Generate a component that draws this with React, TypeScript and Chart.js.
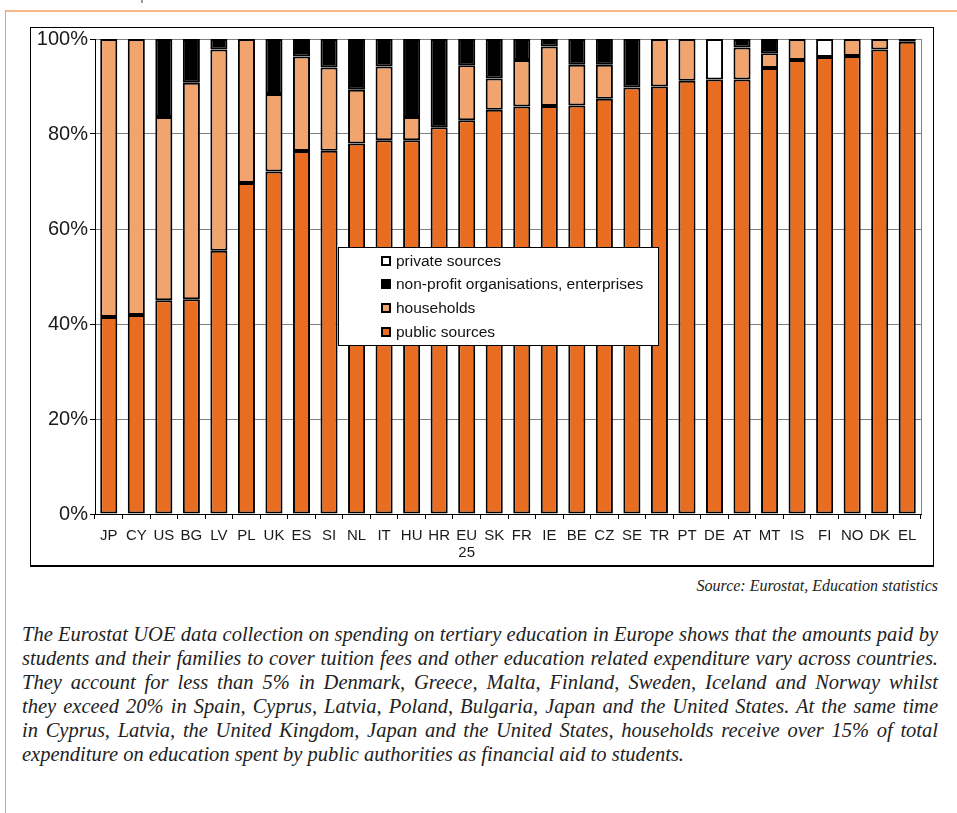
import React, { useEffect, useRef } from "react";
import { Chart, registerables } from "chart.js";

Chart.register(...registerables);

const categories: (string | string[])[] = [
  "JP", "CY", "US", "BG", "LV", "PL", "UK", "ES", "SI", "NL", "IT", "HU", "HR", ["EU", "25"],
  "SK", "FR", "IE", "BE", "CZ", "SE", "TR", "PT", "DE", "AT", "MT", "IS", "FI", "NO", "DK", "EL",
];

const publicSources = [
  41.5, 41.9, 45.0, 45.2, 55.4, 69.7, 72.1, 76.4, 76.5, 78.0, 78.7, 78.7, 81.4, 82.9,
  85.1, 85.8, 85.9, 86.0, 87.4, 89.8, 90.0, 91.2, 91.5, 91.5, 93.9, 95.6, 96.2, 96.4, 97.8, 99.4,
];
const households = [
  58.5, 58.1, 38.6, 45.6, 42.4, 30.3, 16.3, 19.9, 17.5, 11.3, 15.5, 4.9, null, 11.6,
  6.6, 9.8, 12.5, 8.6, 7.2, null, 10.0, 8.8, null, 6.7, 3.1, 4.4, null, 3.6, 2.2, null,
];
const nonProfit = [
  null, null, 16.4, 9.2, 2.2, null, 11.6, 3.7, 6.0, 10.7, 5.8, 16.4, 18.6, 5.5,
  8.3, 4.4, 1.6, 5.4, 5.4, 10.2, null, null, null, 1.8, 3.0, null, null, null, null, 0.6,
];
const privateSources = [
  null, null, null, null, null, null, null, null, null, null, null, null, null, null,
  null, null, null, null, null, null, null, null, 8.5, null, null, null, 3.8, null, null, null,
];

const yTicks = [0, 20, 40, 60, 80, 100];

const seriesLabels = [
  "public sources",
  "households",
  "non-profit organisations, enterprises",
  "private sources",
];
const seriesColors = ["#E96D20", "#F2A46F", "#000000", "#FFFFFF"];

const paragraphLines = [
  "The Eurostat UOE data collection on spending on tertiary education in Europe shows that the amounts paid by",
  "students and their families to cover tuition fees and other education related expenditure vary across countries.",
  "They account for less than 5% in Denmark, Greece, Malta, Finland, Sweden, Iceland and Norway whilst",
  "they exceed 20% in Spain, Cyprus, Latvia, Poland, Bulgaria, Japan and the United States. At the same time",
  "in Cyprus, Latvia, the United Kingdom, Japan and the United States, households receive over 15% of total",
  "expenditure on education spent by public authorities as financial aid to students.",
];

const insideLegend = {
  id: "insideLegend",
  afterDraw(chart: any) {
    const { ctx, chartArea } = chart;
    const bx = chartArea.left + 243;
    const by = chartArea.top + 208;
    const bw = 320;
    const bh = 98;
    ctx.save();
    ctx.fillStyle = "#FFFFFF";
    ctx.fillRect(bx, by, bw, bh);
    ctx.strokeStyle = "#000000";
    ctx.lineWidth = 1;
    ctx.strokeRect(bx + 0.5, by + 0.5, bw, bh);
    const rows = [14, 37, 61, 85];
    const ds = chart.data.datasets;
    const order = [3, 2, 1, 0];
    ctx.font = "15.5px 'Liberation Sans', Arial, sans-serif";
    ctx.textBaseline = "middle";
    order.forEach((di, i) => {
      const cy = by + rows[i];
      ctx.fillStyle = "#000000";
      ctx.fillRect(bx + 43, cy - 5, 10, 10);
      ctx.fillStyle = ds[di].backgroundColor;
      ctx.fillRect(bx + 45, cy - 3, 6, 6);
      ctx.fillStyle = "#111111";
      ctx.fillText(ds[di].label, bx + 58, cy + 0.5);
    });
    // right border of plot
    ctx.strokeStyle = "#808080";
    ctx.beginPath();
    ctx.moveTo(chartArea.right + 0.5, chartArea.top);
    ctx.lineTo(chartArea.right + 0.5, chartArea.bottom);
    ctx.stroke();
    ctx.restore();
  },
};

export default function App() {
  const canvasRef = useRef<HTMLCanvasElement | null>(null);

  useEffect(() => {
    if (!canvasRef.current) return;
    const data = [publicSources, households, nonProfit, privateSources];
    const chart = new Chart(canvasRef.current, {
      type: "bar",
      data: {
        labels: categories as any,
        datasets: data.map((d, i) => ({
          label: seriesLabels[i],
          data: d as any,
          backgroundColor: seriesColors[i],
          borderColor: "#000000",
          borderWidth: 2,
          borderSkipped: false as any,
          categoryPercentage: 1,
          barPercentage: 0.62,
        })),
      },
      options: {
        animation: false,
        responsive: true,
        maintainAspectRatio: false,
        layout: { padding: { top: 11, right: 12, left: 0, bottom: 0 } },
        plugins: {
          legend: { display: false },
          tooltip: { enabled: false },
        },
        scales: {
          x: {
            stacked: true,
            offset: true,
            grid: {
              display: true,
              offset: true,
              drawOnChartArea: false,
              tickLength: 5,
              color: "#000000",
            },
            border: { display: true, color: "#000000", width: 1 },
            ticks: {
              color: "#1a1a1a",
              padding: 9,
              maxRotation: 0,
              autoSkip: false,
              font: { family: "'Liberation Sans Narrow', 'Liberation Sans', Arial, sans-serif", size: 15, lineHeight: 1.1 },
            },
            afterFit: (s: any) => {
              s.height = 51;
              s.paddingLeft = 0;
              s.paddingRight = 0;
            },
          },
          y: {
            stacked: true,
            min: 0,
            max: 100,
            afterBuildTicks: (s: any) => {
              s.ticks = yTicks.map((v) => ({ value: v }));
            },
            grid: {
              color: "#808080",
              lineWidth: 1,
              tickLength: 5,
              tickColor: "#000000",
            },
            border: { display: true, color: "#000000", width: 1 },
            ticks: {
              color: "#1a1a1a",
              padding: 2,
              font: { family: "'Liberation Sans', Arial, sans-serif", size: 20 },
              callback: (v: any) => v + "%",
            },
            afterFit: (s: any) => {
              s.width = 64;
              s.paddingTop = 0;
              s.paddingBottom = 0;
            },
          },
        },
      },
      plugins: [insideLegend],
    });
    return () => chart.destroy();
  }, []);

  return (
    <div style={{ position: "absolute", left: 0, top: 0, width: 957, height: 813, background: "#FFFFFF", overflow: "hidden" }}>
      <div style={{ position: "absolute", left: 5, top: 10, width: 952, height: 2, background: "#F7B88B" }} />
      <div style={{ position: "absolute", left: 5, top: 10, width: 1, height: 803, background: "#F2A06A" }} />
      <div style={{ position: "absolute", left: 141, top: 0, width: 2, height: 3, background: "#999999" }} />
      <div
        style={{
          position: "absolute",
          left: 30,
          top: 27,
          width: 902,
          height: 537,
          border: "1px solid #000000",
          borderBottomWidth: 2,
          background: "#FFFFFF",
        }}
      >
        <canvas ref={canvasRef} />
      </div>
      <div
        style={{
          position: "absolute",
          right: 19,
          top: 577,
          fontFamily: "'Liberation Serif', 'Times New Roman', serif",
          fontStyle: "italic",
          fontSize: 16,
          color: "#222222",
          whiteSpace: "nowrap",
        }}
      >
        Source: Eurostat, Education statistics
      </div>
      <div
        style={{
          position: "absolute",
          left: 22,
          top: 622,
          width: 916,
          fontFamily: "'Liberation Serif', 'Times New Roman', serif",
          fontStyle: "italic",
          fontSize: 20.5,
          lineHeight: "24px",
          color: "#222222",
        }}
      >
        {paragraphLines.map((line, i) => (
          <div
            key={i}
            style={{
              textAlign: i === paragraphLines.length - 1 ? "left" : "justify",
              textAlignLast: i === paragraphLines.length - 1 ? "left" : "justify",
              whiteSpace: "nowrap",
            }}
          >
            {line}
          </div>
        ))}
      </div>
    </div>
  );
}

++++++++

▶ [Direction]:
Restate the full listing verbatim and drop every picture.

▶ [Solution]:
Generate a component that draws this with React, TypeScript and Chart.js.
import React, { useEffect, useRef } from "react";
import { Chart, registerables } from "chart.js";

Chart.register(...registerables);

const categories: (string | string[])[] = [
  "JP", "CY", "US", "BG", "LV", "PL", "UK", "ES", "SI", "NL", "IT", "HU", "HR", ["EU", "25"],
  "SK", "FR", "IE", "BE", "CZ", "SE", "TR", "PT", "DE", "AT", "MT", "IS", "FI", "NO", "DK", "EL",
];

const publicSources = [
  41.5, 41.9, 45.0, 45.2, 55.4, 69.7, 72.1, 76.4, 76.5, 78.0, 78.7, 78.7, 81.4, 82.9,
  85.1, 85.8, 85.9, 86.0, 87.4, 89.8, 90.0, 91.2, 91.5, 91.5, 93.9, 95.6, 96.2, 96.4, 97.8, 99.4,
];
const households = [
  58.5, 58.1, 38.6, 45.6, 42.4, 30.3, 16.3, 19.9, 17.5, 11.3, 15.5, 4.9, null, 11.6,
  6.6, 9.8, 12.5, 8.6, 7.2, null, 10.0, 8.8, null, 6.7, 3.1, 4.4, null, 3.6, 2.2, null,
];
const nonProfit = [
  null, null, 16.4, 9.2, 2.2, null, 11.6, 3.7, 6.0, 10.7, 5.8, 16.4, 18.6, 5.5,
  8.3, 4.4, 1.6, 5.4, 5.4, 10.2, null, null, null, 1.8, 3.0, null, null, null, null, 0.6,
];
const privateSources = [
  null, null, null, null, null, null, null, null, null, null, null, null, null, null,
  null, null, null, null, null, null, null, null, 8.5, null, null, null, 3.8, null, null, null,
];

const yTicks = [0, 20, 40, 60, 80, 100];

const seriesLabels = [
  "public sources",
  "households",
  "non-profit organisations, enterprises",
  "private sources",
];
const seriesColors = ["#E96D20", "#F2A46F", "#000000", "#FFFFFF"];

const paragraphLines = [
  "The Eurostat UOE data collection on spending on tertiary education in Europe shows that the amounts paid by",
  "students and their families to cover tuition fees and other education related expenditure vary across countries.",
  "They account for less than 5% in Denmark, Greece, Malta, Finland, Sweden, Iceland and Norway whilst",
  "they exceed 20% in Spain, Cyprus, Latvia, Poland, Bulgaria, Japan and the United States. At the same time",
  "in Cyprus, Latvia, the United Kingdom, Japan and the United States, households receive over 15% of total",
  "expenditure on education spent by public authorities as financial aid to students.",
];

const insideLegend = {
  id: "insideLegend",
  afterDraw(chart: any) {
    const { ctx, chartArea } = chart;
    const bx = chartArea.left + 243;
    const by = chartArea.top + 208;
    const bw = 320;
    const bh = 98;
    ctx.save();
    ctx.fillStyle = "#FFFFFF";
    ctx.fillRect(bx, by, bw, bh);
    ctx.strokeStyle = "#000000";
    ctx.lineWidth = 1;
    ctx.strokeRect(bx + 0.5, by + 0.5, bw, bh);
    const rows = [14, 37, 61, 85];
    const ds = chart.data.datasets;
    const order = [3, 2, 1, 0];
    ctx.font = "15.5px 'Liberation Sans', Arial, sans-serif";
    ctx.textBaseline = "middle";
    order.forEach((di, i) => {
      const cy = by + rows[i];
      ctx.fillStyle = "#000000";
      ctx.fillRect(bx + 43, cy - 5, 10, 10);
      ctx.fillStyle = ds[di].backgroundColor;
      ctx.fillRect(bx + 45, cy - 3, 6, 6);
      ctx.fillStyle = "#111111";
      ctx.fillText(ds[di].label, bx + 58, cy + 0.5);
    });
    // right border of plot
    ctx.strokeStyle = "#808080";
    ctx.beginPath();
    ctx.moveTo(chartArea.right + 0.5, chartArea.top);
    ctx.lineTo(chartArea.right + 0.5, chartArea.bottom);
    ctx.stroke();
    ctx.restore();
  },
};

export default function App() {
  const canvasRef = useRef<HTMLCanvasElement | null>(null);

  useEffect(() => {
    if (!canvasRef.current) return;
    const data = [publicSources, households, nonProfit, privateSources];
    const chart = new Chart(canvasRef.current, {
      type: "bar",
      data: {
        labels: categories as any,
        datasets: data.map((d, i) => ({
          label: seriesLabels[i],
          data: d as any,
          backgroundColor: seriesColors[i],
          borderColor: "#000000",
          borderWidth: 2,
          borderSkipped: false as any,
          categoryPercentage: 1,
          barPercentage: 0.62,
        })),
      },
      options: {
        animation: false,
        responsive: true,
        maintainAspectRatio: false,
        layout: { padding: { top: 11, right: 12, left: 0, bottom: 0 } },
        plugins: {
          legend: { display: false },
          tooltip: { enabled: false },
        },
        scales: {
          x: {
            stacked: true,
            offset: true,
            grid: {
              display: true,
              offset: true,
              drawOnChartArea: false,
              tickLength: 5,
              color: "#000000",
            },
            border: { display: true, color: "#000000", width: 1 },
            ticks: {
              color: "#1a1a1a",
              padding: 9,
              maxRotation: 0,
              autoSkip: false,
              font: { family: "'Liberation Sans Narrow', 'Liberation Sans', Arial, sans-serif", size: 15, lineHeight: 1.1 },
            },
            afterFit: (s: any) => {
              s.height = 51;
              s.paddingLeft = 0;
              s.paddingRight = 0;
            },
          },
          y: {
            stacked: true,
            min: 0,
            max: 100,
            afterBuildTicks: (s: any) => {
              s.ticks = yTicks.map((v) => ({ value: v }));
            },
            grid: {
              color: "#808080",
              lineWidth: 1,
              tickLength: 5,
              tickColor: "#000000",
            },
            border: { display: true, color: "#000000", width: 1 },
            ticks: {
              color: "#1a1a1a",
              padding: 2,
              font: { family: "'Liberation Sans', Arial, sans-serif", size: 20 },
              callback: (v: any) => v + "%",
            },
            afterFit: (s: any) => {
              s.width = 64;
              s.paddingTop = 0;
              s.paddingBottom = 0;
            },
          },
        },
      },
      plugins: [insideLegend],
    });
    return () => chart.destroy();
  }, []);

  return (
    <div style={{ position: "absolute", left: 0, top: 0, width: 957, height: 813, background: "#FFFFFF", overflow: "hidden" }}>
      <div style={{ position: "absolute", left: 5, top: 10, width: 952, height: 2, background: "#F7B88B" }} />
      <div style={{ position: "absolute", left: 5, top: 10, width: 1, height: 803, background: "#F2A06A" }} />
      <div style={{ position: "absolute", left: 141, top: 0, width: 2, height: 3, background: "#999999" }} />
      <div
        style={{
          position: "absolute",
          left: 30,
          top: 27,
          width: 902,
          height: 537,
          border: "1px solid #000000",
          borderBottomWidth: 2,
          background: "#FFFFFF",
        }}
      >
        <canvas ref={canvasRef} />
      </div>
      <div
        style={{
          position: "absolute",
          right: 19,
          top: 577,
          fontFamily: "'Liberation Serif', 'Times New Roman', serif",
          fontStyle: "italic",
          fontSize: 16,
          color: "#222222",
          whiteSpace: "nowrap",
        }}
      >
        Source: Eurostat, Education statistics
      </div>
      <div
        style={{
          position: "absolute",
          left: 22,
          top: 622,
          width: 916,
          fontFamily: "'Liberation Serif', 'Times New Roman', serif",
          fontStyle: "italic",
          fontSize: 20.5,
          lineHeight: "24px",
          color: "#222222",
        }}
      >
        {paragraphLines.map((line, i) => (
          <div
            key={i}
            style={{
              textAlign: i === paragraphLines.length - 1 ? "left" : "justify",
              textAlignLast: i === paragraphLines.length - 1 ? "left" : "justify",
              whiteSpace: "nowrap",
            }}
          >
            {line}
          </div>
        ))}
      </div>
    </div>
  );
}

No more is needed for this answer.